赞
踩
这里记录一下犯过的及其傻帽的错误!!!!哈哈,无语,同时讨论一下NaN这个数据类型的处理
/opt/conda/lib/python3.6/site-packages/pandas/core/ops.py:816: FutureWarning: elementwise comparison failed; returning scalar instead, but in the future will perform elementwise comparison result = getattr(x, name)(y)
....................
TypeError: invalid type comparison
这里有一个优惠券的scv表:
- import numpy as np
- import pandas as pd
- dfoff = pd.read_csv("datalab/4901/ccf_offline_stage1_train.csv")
- dfofftest = pd.read_csv("datalab/4901/ccf_offline_stage1_test_revised.csv")
- dfoff.head()
----------------------------------------------------------------------------------------------------------------------------------------------------------------
一般来说比如我们想筛选出 Discount_rate是20:1且Distance不是1.0的行数可以这么做:
- dfoff.info()
- print('数目是:',dfoff[(dfoff['Discount_rate']=='20:1')&(dfoff['Date']!=1.0)].shape[0])
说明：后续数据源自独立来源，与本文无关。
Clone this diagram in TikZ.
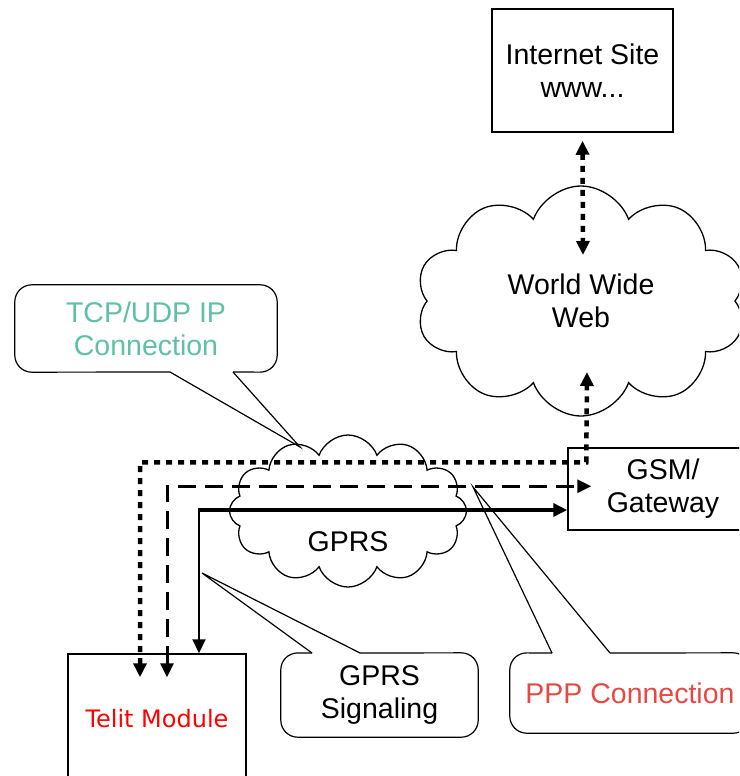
\documentclass[tikz,border=0pt]{standalone}
\usepackage{fontspec}
\setmainfont{Liberation Sans}
\newfontfamily\telitfont{DejaVu Sans}
\usetikzlibrary{shapes.symbols,arrows.meta}
\definecolor{tcpteal}{RGB}{95,192,168}
\definecolor{pppred}{RGB}{232,72,68}

\begin{document}
\begin{tikzpicture}[
    x=1pt, y=-1pt,
    every node/.style={font=\fontsize{28.5}{33}\selectfont},
    box/.style={rectangle, draw, line width=1.5pt, align=center},
    net/.style={cloud, draw, line width=1.3pt, cloud puffs=10, cloud puff arc=140, cloud ignores aspect, align=center},
    bubble/.style={draw, line width=1.2pt},
    note/.style={align=center, inner sep=0pt},
    tip/.style={-{Triangle[length=14pt,width=13pt]}},
    tips/.style={{Triangle[length=14pt,width=13pt]}-{Triangle[length=14pt,width=13pt]}},
    dotline/.style={line width=4.5pt, dash pattern=on 6pt off 6pt},
    dashline/.style={line width=3pt, dash pattern=on 18pt off 9pt}
]
\clip (0,0) rectangle (739,776);

% Boxes and clouds
\node[box, minimum width=181pt, minimum height=123pt] (inet) at (582.5,70.5) {Internet Site\\www...};
\node[net, minimum width=330pt, minimum height=230pt] (www) at (581,301) {World Wide\\Web};
\node[box, minimum width=190pt, minimum height=82pt] (gsm) at (663,489) {GSM/\\Gateway};
\node[net, cloud puffs=12, minimum width=237pt, minimum height=152pt] (gprs) at (348,511) {};
\node (gprslabel) at (348,542) {GPRS};
\node[box, minimum width=178pt, minimum height=130pt, text=red, font=\telitfont\fontsize{24}{28}\selectfont] (telit) at (157,719) {Telit Module};

% Callouts
\node[note, text=tcpteal, minimum width=262pt, minimum height=87pt] (tcp) at (146,328.5) {TCP/UDP IP\\Connection};
\coordinate (tcpa) at (170,372);
\coordinate (tcpb) at (233,372);
\coordinate (tcptip) at (300,447);
\draw[bubble, rounded corners=17pt] (tcpb) -- (tcp.south east) -- (tcp.north east) -- (tcp.north west) -- (tcp.south west) -- (tcpa);
\draw[bubble] (tcpa) -- (tcptip) -- (tcpb);

\node[note, minimum width=197pt, minimum height=84pt] (sig) at (379.5,695) {GPRS\\Signaling};
\coordinate (siga) at (312,653);
\coordinate (sigb) at (360,653);
\coordinate (sigtip) at (202,573);
\draw[bubble, rounded corners=17pt] (sigb) -- (sig.north east) -- (sig.south east) -- (sig.south west) -- (sig.north west) -- (siga);
\draw[bubble] (siga) -- (sigtip) -- (sigb);

\node[note, text=pppred, minimum width=240pt, minimum height=80pt] (ppp) at (630,693) {PPP Connection};
\coordinate (pppa) at (552,653);
\coordinate (pppb) at (610,653);
\coordinate (ppptip) at (473,487);
\draw[bubble, rounded corners=17pt] (pppb) -- (ppp.north east) -- (ppp.south east) -- (ppp.south west) -- (ppp.north west) -- (pppa);
\draw[bubble] (pppa) -- (ppptip) -- (pppb);

% Connections
\draw[dotline, tips] ([shift={(0,8)}]inet.south) -- ([shift={(2,-46)}]www.center);
\draw[dotline, tips] ([shift={(-17,24)}]telit.north) |- ([shift={(19,15)}]gsm.north west) -- ([shift={(6,71)}]www.center);
\draw[dashline, tips] ([shift={(10,24)}]telit.north) |- ([shift={(24,39)}]gsm.north west);
\coordinate (corner) at (199,510);
\draw[line width=4pt, tip] ([xshift=-1pt]corner) -- (corner -| gsm.west);
\draw[line width=2pt, tip] (corner) -- (corner |- telit.north);
\end{tikzpicture}
\end{document}
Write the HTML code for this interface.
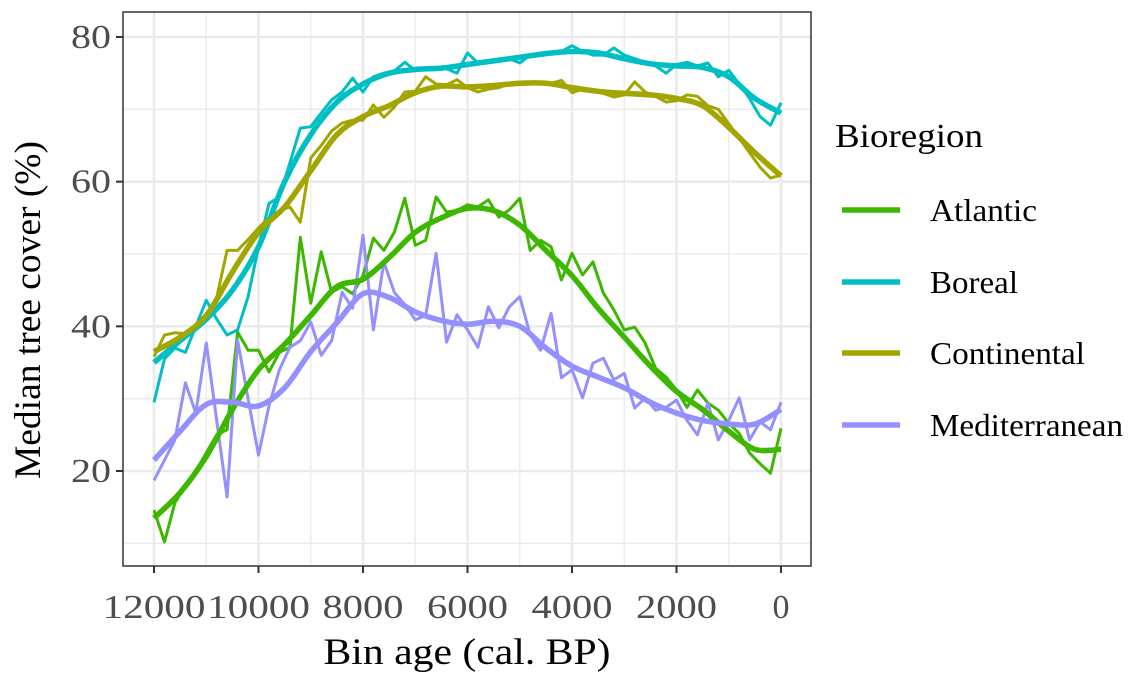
<!DOCTYPE html>
<html><head><meta charset="utf-8">
<style>
html,body{margin:0;padding:0;background:#fff;}
svg{display:block;font-family:"Liberation Serif",serif;}
</style></head>
<body>
<svg id="chart" width="1136" height="685" viewBox="0 0 1136 685"></svg>
<script>
const ages = [];
for (let a = 12000; a >= 0; a -= 200) ages.push(a);
const smoothAges = [12000,11500,11000,10500,10000,9500,9000,8500,8000,7500,7000,6500,6000,5500,5000,4500,4000,3500,3000,2500,2000,1500,1000,500,0];
const seriesNames = ["Atlantic","Boreal","Continental","Mediterranean"];
const xTicks = [12000,10000,8000,6000,4000,2000,0];
const yTicks = [20,40,60,80];
const atlanticRaw = [14.6,10.2,15.6,18,20,22.5,25,25.7, 39.2,36.7,36.7,33.7,36.4,37.1,52.3,43.2, 50.3,44.7,45.5,44.5,47,52.2,50.5,53, 57.7,51.2,51.9,57.9,55.8,56,56.8,56.5, 57.5,55.1,56.1,57.7,50.5,51.9,51,46.4, 50.1,47.1,48.9,44.6,42.3,39.5,39.9,37.7, 34.2,33,31.2,28.8,31.2,29.4,28.4,26.6, 25.2,22.5,21,19.7,25.9];
const borealRaw = [29.5,35.5,37,36.4,40,43.6,41,38.8, 39.5,44.1,51,57,57.9,62.6,67.4,67.6, 69.5,71.3,72.4,74.3,72.4,74.5,75,75.3, 76.5,75.4,75.5,75.5,75.6,75,77.8,76.4, 76.5,76.8,77,76.4,77.5,77.6,77.8,78, 78.8,78,77.5,77.5,78.5,77.5,77,76.5, 76,75,76.2,76.5,76,76.4,74.5,75.4, 73.5,71.5,69,67.8,70.9];
const continentalRaw = [35.8,38.8,39.1,39,40,41.5,44,50.5, 50.5,52,53.6,55,56,56.5,54.4,63.3, 65,67,68.1,68.5,68.5,70.6,68.9,70.3, 72.4,72.5,74.5,73.5,73.4,74.1,73,72.4, 72.8,73,73.5,73.5,73.5,73.5,73.6,74, 72.3,72.8,72.5,72.2,71.7,72,73.8,72.4, 71.8,71,71.2,72,71.8,70.5,70,68, 66,64,62,60.5,60.9];
const mediterraneanRaw = [18.7,21.5,24.3,32.2,28,37.7,27,16.4, 38.1,30,22.2,29,34,37.1,38,40.6, 36,38,44.7,42.5,52.6,39.5,48.9,44.7, 43,40.9,41.5,50.1,37.8,41.6,39.5,37.1, 42.7,39.8,42.7,44.1,38.8,36.7,41.8,32.9, 34,30.1,34.9,35.6,32.6,33.5,28.7,30.1, 28.4,28.8,29.8,27,25,29.4,24.3,27, 30.1,24.3,26.8,25.7,29.5];
const atlanticSmooth = [13.5,17,22,28.5,34,37.5,41.5,45.5,46.5,49.5,53,55,56.3,56,54,50.5,47,42.5,38.5,34.5,31,28.5,25.5,23,23];
const borealSmooth = [35,38,41,45,51,60,66.5,71,73.5,75,75.5,75.7,76.2,76.7,77.2,77.7,78,77.8,77,76.3,76,75.8,74.5,71.5,69.5];
const continentalSmooth = [36.5,38.5,41.5,47.5,53,56.5,61.5,66.5,69,70.5,72.3,73.2,73.1,73.3,73.6,73.6,73,72.5,72.2,72,71.5,70.5,67.5,64,60.8];
const mediterraneanSmooth = [21.5,25.5,29.2,29.5,29.0,31.5,36.5,40.5,44.5,44.0,42.0,40.8,40.3,40.7,40.0,37.0,34.5,33.0,31.5,29.5,28.0,27.0,26.5,26.5,28.5];

const NS = "http://www.w3.org/2000/svg";
const svg = document.getElementById("chart");
const P = {l:123, r:811, t:12, b:566};
function xs(a){ return 781 - (a/12000)*627; }
function ys(v){ return 37 + (80 - v)*(434/60); }
function mk(tag, attrs, parent){
  const e = document.createElementNS(NS, tag);
  for (const k in attrs) e.setAttribute(k, attrs[k]);
  (parent||svg).appendChild(e);
  return e;
}
const colors = ["#3DB700","#00BFC4","#A3A500","#9590FF"];
const raws = [atlanticRaw, borealRaw, continentalRaw, mediterraneanRaw];
const smooths = [atlanticSmooth, borealSmooth, continentalSmooth, mediterraneanSmooth];

const grid = mk("g", {});


for (let v = 10; v <= 80; v += 10) {
  const major = v % 20 === 0;
  mk("line", {x1:P.l, x2:P.r, y1:ys(v), y2:ys(v), stroke:"#EBEBEB", "stroke-width": major?2.6:1.3}, grid);
}
for (let a = 0; a <= 12000; a += 1000) {
  const major = a % 2000 === 0;
  mk("line", {x1:xs(a), x2:xs(a), y1:P.t, y2:P.b, stroke:"#EBEBEB", "stroke-width": major?2.6:1.3}, grid);
}

function pathLinear(xsArr, vals){
  return vals.map((v,i)=>(i?"L":"M")+xs(xsArr[i]).toFixed(1)+","+ys(v).toFixed(1)).join("");
}
function pathSmooth(xsArr, vals){
  const pts = vals.map((v,i)=>[xs(xsArr[i]), ys(v)]);
  let d = "M"+pts[0][0].toFixed(1)+","+pts[0][1].toFixed(1);
  for (let i=0;i<pts.length-1;i++){
    const p0 = pts[Math.max(0,i-1)], p1 = pts[i], p2 = pts[i+1], p3 = pts[Math.min(pts.length-1,i+2)];
    const c1 = [p1[0]+(p2[0]-p0[0])/6, p1[1]+(p2[1]-p0[1])/6];
    const c2 = [p2[0]-(p3[0]-p1[0])/6, p2[1]-(p3[1]-p1[1])/6];
    d += "C"+c1[0].toFixed(1)+","+c1[1].toFixed(1)+" "+c2[0].toFixed(1)+","+c2[1].toFixed(1)+" "+p2[0].toFixed(1)+","+p2[1].toFixed(1);
  }
  return d;
}
const plot = mk("g", {});


for (let s = 0; s < 4; s++) {
  const raw = mk("path", {d:pathLinear(ages, raws[s]), fill:"none", stroke:colors[s], "stroke-width":3, "stroke-linejoin":"round"}, plot);
  
  
}
for (let s = 0; s < 4; s++) {
  const sm = mk("path", {d:pathSmooth(smoothAges, smooths[s]), fill:"none", stroke:colors[s], "stroke-width":5.5, "stroke-linecap":"butt"}, plot);
  
  
}
const border = mk("rect", {x:P.l, y:P.t, width:P.r-P.l, height:P.b-P.t, fill:"none", stroke:"#333333", "stroke-width":1.5});



for (const v of yTicks) {
  const t = mk("line", {x1:P.l-7, x2:P.l, y1:ys(v), y2:ys(v), stroke:"#333", "stroke-width":2});
  
  
  const tx = mk("text", {x:P.l-12, y:ys(v)+11, "text-anchor":"end", "font-size":34, fill:"#4D4D4D", textLength:40, lengthAdjust:"spacingAndGlyphs"});
  tx.textContent = v;
  
  
}
for (const a of xTicks) {
  const t = mk("line", {x1:xs(a), x2:xs(a), y1:P.b, y2:P.b+7, stroke:"#333", "stroke-width":2});
  
  
  const attrs = {x:xs(a), y:618, "text-anchor":"middle", "font-size":34, fill:"#4D4D4D"};
  if (a >= 10000) { attrs.textLength = 103; attrs.lengthAdjust = "spacingAndGlyphs"; }
  else if (a > 0) { attrs.textLength = 81; attrs.lengthAdjust = "spacingAndGlyphs"; }
  const tx = mk("text", attrs);
  tx.textContent = a;
  
  
}
const xt = mk("text", {x:467, y:664, "text-anchor":"middle", "font-size":37, fill:"#000", textLength:287, lengthAdjust:"spacingAndGlyphs"});
xt.textContent = "Bin age (cal. BP)";


const yt = mk("text", {x:0, y:0, "text-anchor":"middle", "font-size":37, fill:"#000", transform:"translate(40,310) rotate(-90)", textLength:338, lengthAdjust:"spacingAndGlyphs"});
yt.textContent = "Median tree cover (%)";



const lg = mk("g", {});


const lt = mk("text", {x:835, y:147, "font-size":34, fill:"#000", textLength:148, lengthAdjust:"spacingAndGlyphs"}, lg);
lt.textContent = "Bioregion";


const legY = [210, 282, 353, 425];
const legW = [107, 88, 155, 193];
for (let s = 0; s < 4; s++) {
  const ln = mk("line", {x1:842, x2:900, y1:legY[s], y2:legY[s], stroke:colors[s], "stroke-width":5.5}, lg);
  
  
  const tx = mk("text", {x:930, y:legY[s]+11, "font-size":32, fill:"#000", textLength:legW[s], lengthAdjust:"spacingAndGlyphs"}, lg);
  tx.textContent = seriesNames[s];
  
  
}
</script>
</body></html>
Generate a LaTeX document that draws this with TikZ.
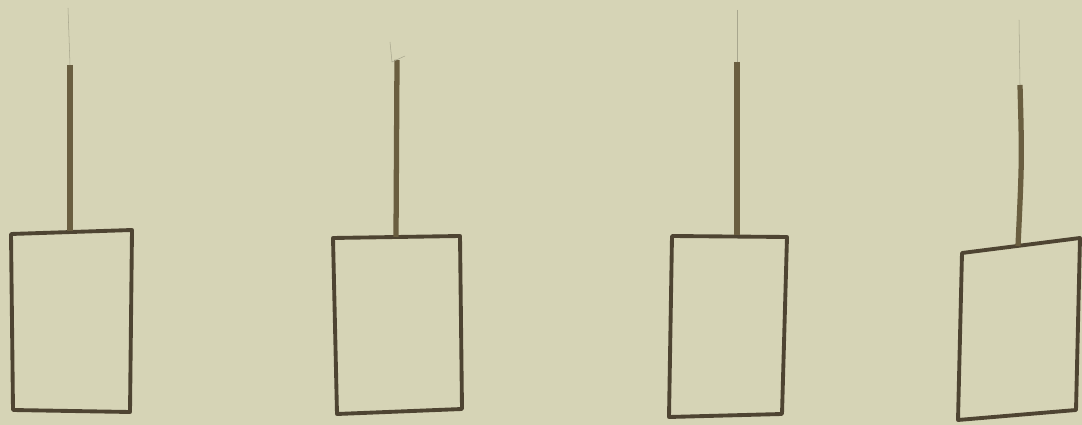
\documentclass[tikz,border=0pt]{standalone}
\usepackage{xcolor}
\usepackage{tikz}
\definecolor{paper}{HTML}{D6D4B6}
\definecolor{pencil}{HTML}{4E4432}
\definecolor{cord}{HTML}{6A5E40}
\definecolor{faint}{HTML}{A8A68E}

\begin{document}
\begin{tikzpicture}[x=0.02cm,y=-0.02cm]
\fill[paper] (0,0) rectangle (1082,425);
\useasboundingbox (0,0) rectangle (1082,425);
% first weight
\draw[line width=2.2pt,pencil,line join=round] (11,234) -- (132,230) -- (130,412) -- (13,410) -- cycle;
\coordinate (top1) at (70,231);
\draw[line width=3pt,cord] (70,65) -- (top1);
\draw[line width=0.3pt,faint] (68,8) -- (70,65);
% second weight
\draw[line width=2.2pt,pencil,line join=round] (333,238) -- (460,236) -- (462,409) -- (337,414) -- cycle;
\coordinate (top2) at (396,237);
\draw[line width=3pt,cord] (397,60) -- (top2);
\draw[line width=0.3pt,faint] (390,42) -- (392,62) -- (405,56);
% third weight
\draw[line width=2.2pt,pencil,line join=round] (672,236) -- (787,237) -- (782,414) -- (669,417) -- cycle;
\coordinate (top3) at (737,235);
\draw[line width=3pt,cord] (737,62) -- (top3);
\draw[line width=0.3pt,faint] (737,10) -- (737,62);
% fourth weight
\draw[line width=2.2pt,pencil,line join=round] (962,253) -- (1080,238) -- (1076,410) -- (958,420) -- cycle;
\coordinate (top4) at (1018,246);
\draw[line width=3pt,cord] (1020,85) .. controls (1022,160) .. (top4);
\draw[line width=0.3pt,faint] (1019,20) -- (1020,85);
\end{tikzpicture}
\end{document}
--------------------------------------------------------------------------------------------------------------------------------------------------------------------
于是笔者这样做了筛选:
- dfoff.info()
- print('有优惠券,但是没有使用优惠券购买的客户有',dfoff[(dfoff['Coupon_id']!='NaN')&(dfoff['Date']=='NaN')].shape[0])
结果报错:
<class 'pandas.core.frame.DataFrame'>
RangeIndex: 1754884 entries, 0 to 1754883
Data columns (total 7 columns):
User_id int64
Merchant_id int64
Coupon_id float64
Discount_rate object
Distance float64
Date_received float64
Date float64
dtypes: float64(4), int64(2), object(1)
memory usage: 93.7+ MB
/opt/conda/lib/python3.6/site-packages/pandas/core/ops.py:816: FutureWarning: elementwise comparison failed; returning scalar instead, but in the future will perform elementwise comparison
result = getattr(x, name)(y)
---------------------------------------------------------------------------
TypeError Traceback (most recent call last)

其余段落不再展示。